尽管女性在职业发展道路上还面临阻碍,但职业女性的规模与影响力正逐步上升。 近10年来,我国高校中高职称女性教师以及高学历女性毕业生的比例大幅上升,为将来高校女性领导数量的增长奠定了基础。 2003年,我国高等学校中女性正高级专任教师的比例仅为17.39%;到2012年,正高级专任教师中女性所占比例已接近30%。 我国博士毕业生中的女性比例也从2003年的28.29%增长到了2012年的37.22%。
女性管理理论认为,女性是有效的领导者。 女性常具有新奇独特的视野去寻求改变,并且女性具有自身独特的工作天赋、想法、态度和方式,有能力带领组织进行变革,以适应新经济时代的需求[18]。
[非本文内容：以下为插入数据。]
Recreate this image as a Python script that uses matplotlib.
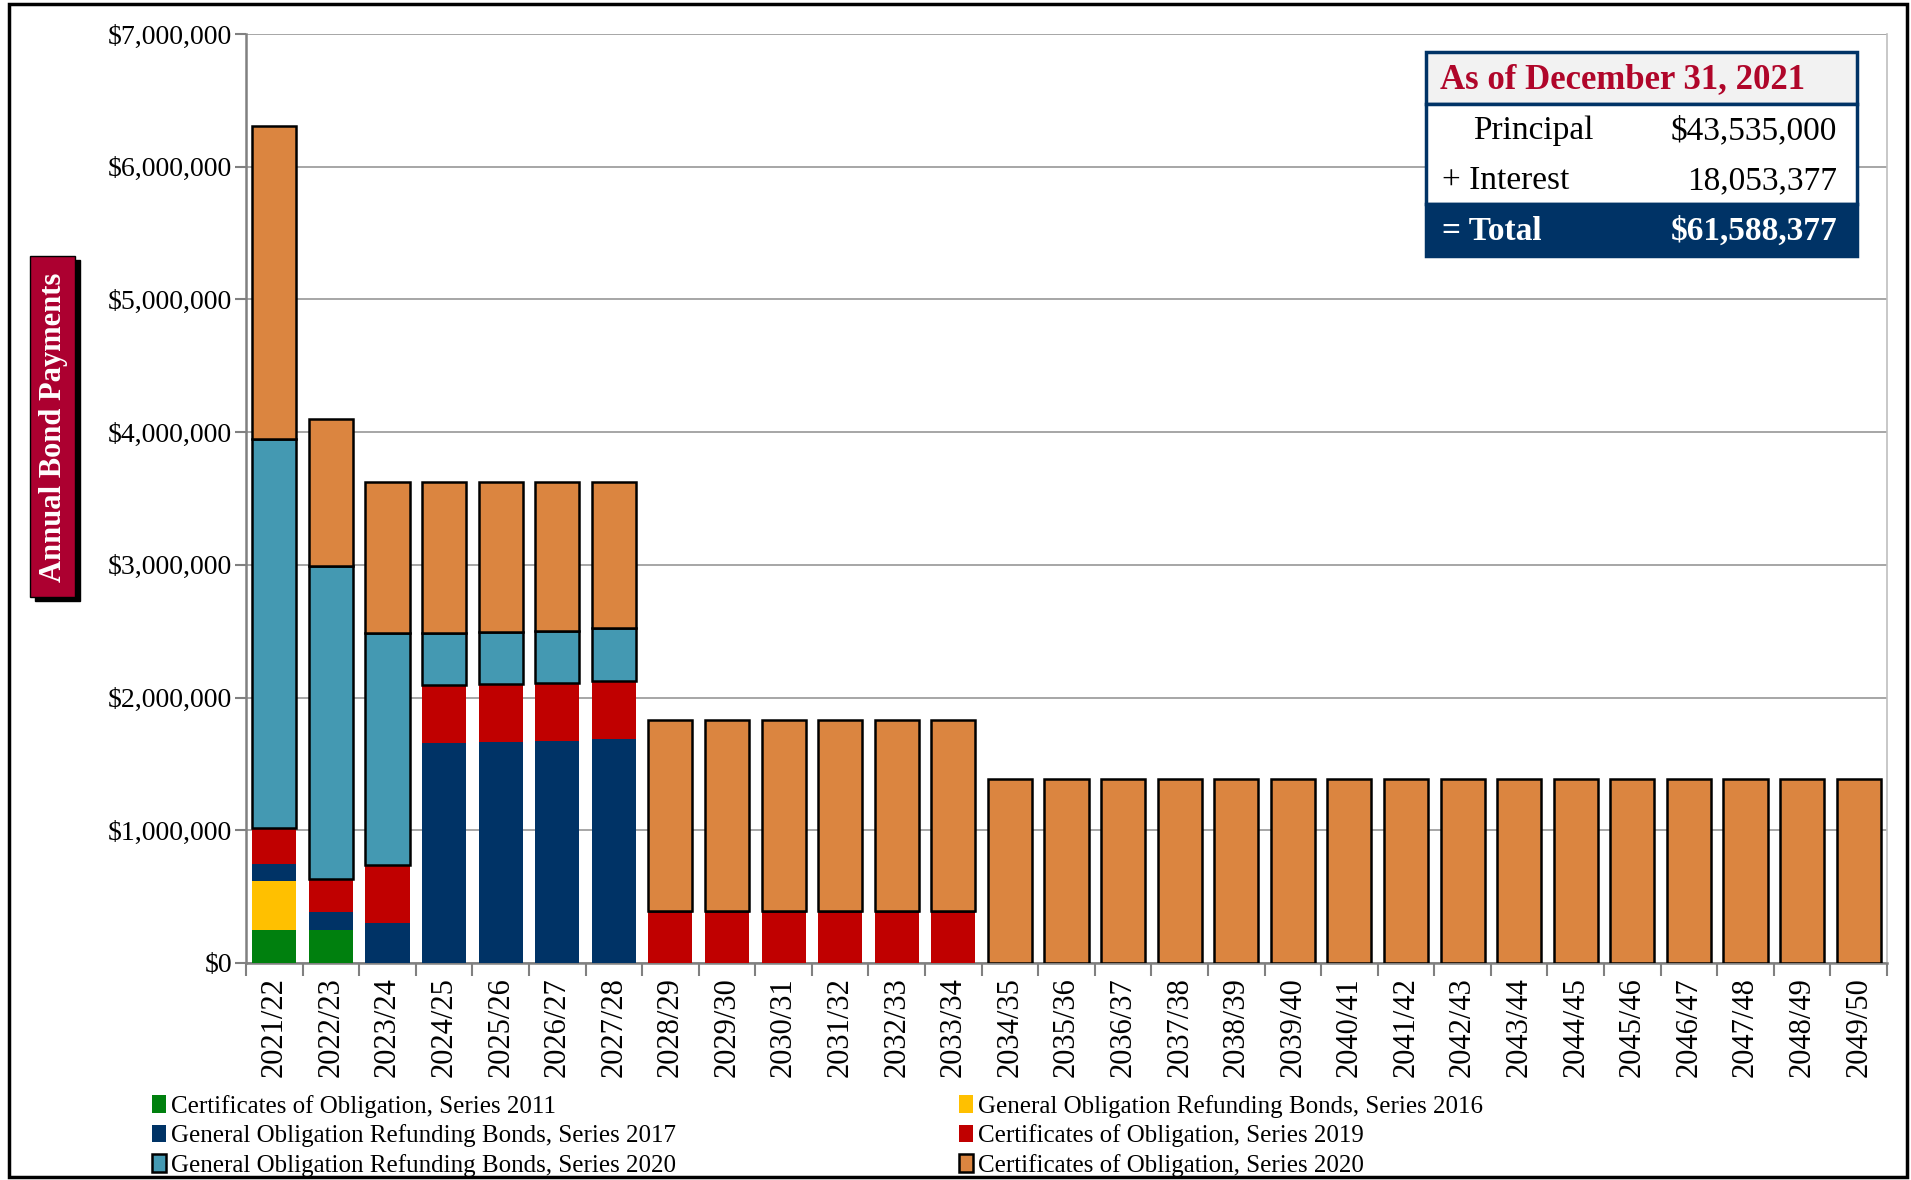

随着现代化的发展,女性在劳动力市场上的角色随着两性分工方式的改变而相应地发生转变,女性也开始通过自己的能力在职业阶梯中向上流动,逐渐掌握以往通常仅由男性把持的领导权力。 社会性别中较为弱势的女性走上领导岗位,获取与男性一样的权力与地位是近半个世纪以来发生的变化。 在高等教育管理领域,我国关于学校领导的研究还未将性别因素作为一个主要的分析范畴和内容来对待。 本文的研究结果显示,我国高校中女性领导的群体特征与男性领导的群体特征存在多方面差异,女性要在高校管理中获得更大的代表性和更多的话语权,各方面还有许多值得提高和改进的空间,这一领域还需要更多的学术与政策关注。